まきめっち!(万城目学を勝手にこう読んでいるのです)
また素晴らしい本を書いて(涙)
くっそおお(褒めている)

かなりのボリュームだったけど、最後は2時間くらい夢中で読んでいた。
はっ!と顔を上げると、読み始めたのが、そろそろお昼ご飯食べようと思っていた頃(正午)だったのが、14時になっていた。
お腹空いているのを忘れて最後まで一気読みしました。

先月奈良に旅行に行き、ひさしぶりに『鹿男あをによし』を読み返したいと思いまして。

奈良公園の鹿(角ありの牡鹿さん発見)
「鹿男」に行基像の前で待ち合わせのシーンがあり、そこに行った!と嬉しくなりました(笑)

さっそく読み返したら、やっぱり面白い。万城目ワールドに浸りたい~と。
で、図書館で、あの分厚い一冊(前後編にわかれていないほう)を借りてきまして。

ネタバレになるから書かないけど、ラストに向かう風太郎の決意というか、そのあたりから、もう、本を置くことができなくなっちゃって。
読み終えて、うわーーーん(感動)となっていました。

実はこの本、万城目学初の歴史小説だったそうで。
いつも歴史上の人物とか、歴史の話が登場するから、はじめての歴史小説だと気付かず読んでいました(笑)

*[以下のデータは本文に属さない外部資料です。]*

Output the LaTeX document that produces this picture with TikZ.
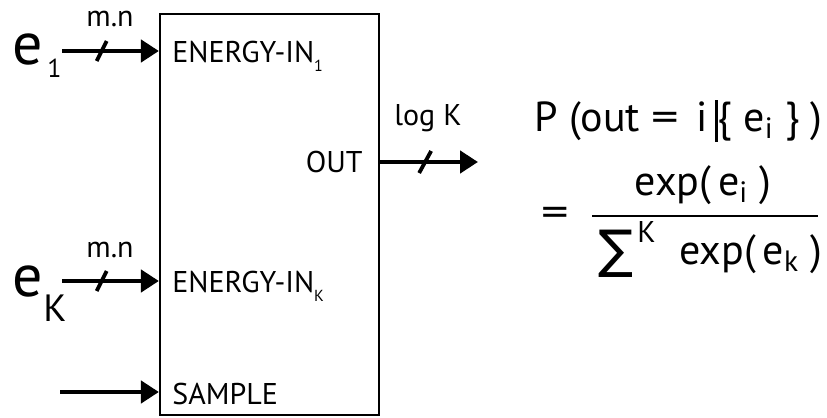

主人公は忍びなのですが、へまをしてクビになり、殺されたことにして、京都に流れてきます。普通はへまをしたら殺されておしまいなのですが、あまりにへなちょこすぎて運がよかった、といいますか。
まあ、それもあとから、なるほど、そうだったのかと流れるのですけどね。

「忍び」に関しては、一般的な知識しかなく。たぶん私の一番のネタ元になっているのは『ナルト』だし(参考にならない気がする)
『鬼滅の刃』あたりでも音柱の過去のエピソードなどから、忍びの過酷さが表現されていたけれど。
主人公の風太郎もなりたくてなったわけじゃない。親を失い住むところがなくて、野垂れ死にするところを助けられ、忍びの館に連れていかれて。
毎日が厳しい訓練で、任務じゃなくてたかが訓練でも失敗すれば死という環境で生きるため、えげつないこともしていかなくてはいけなくて。
だから仲間も信用できなくて。
実際に、任務で組んだ仲間であっても、上の命令とあれば、こ〇しちゃうし、こ〇されちゃう。
中盤でいくさのシーンが出てきて。ただでさえ戦争はしんどいのに、忍びの戦いとなると、もっとえげつなくてすごく苦しくなって、風太郎…ってなったけれど。
戦いのあと、ある人のある言葉で少しだけ光を見つけられそうなシーンがあってホッとする。

ずっと影を引きずり、傷を負ったままだからこそ、終盤はもう、切なくて、なんでだよおおって泣きたくなる。

秀吉といえばひょうたんのイメージがあると思いますが。
そのアイテムをそんな使い方するんだ!(さすがまきめっち)となりました。
万城目学さんの世界観から見る日本史はめっちゃワクワクしちゃうし、そう来たかと毎回やられちゃいますね。

しばらくまきめっちの本読みまくろうかな。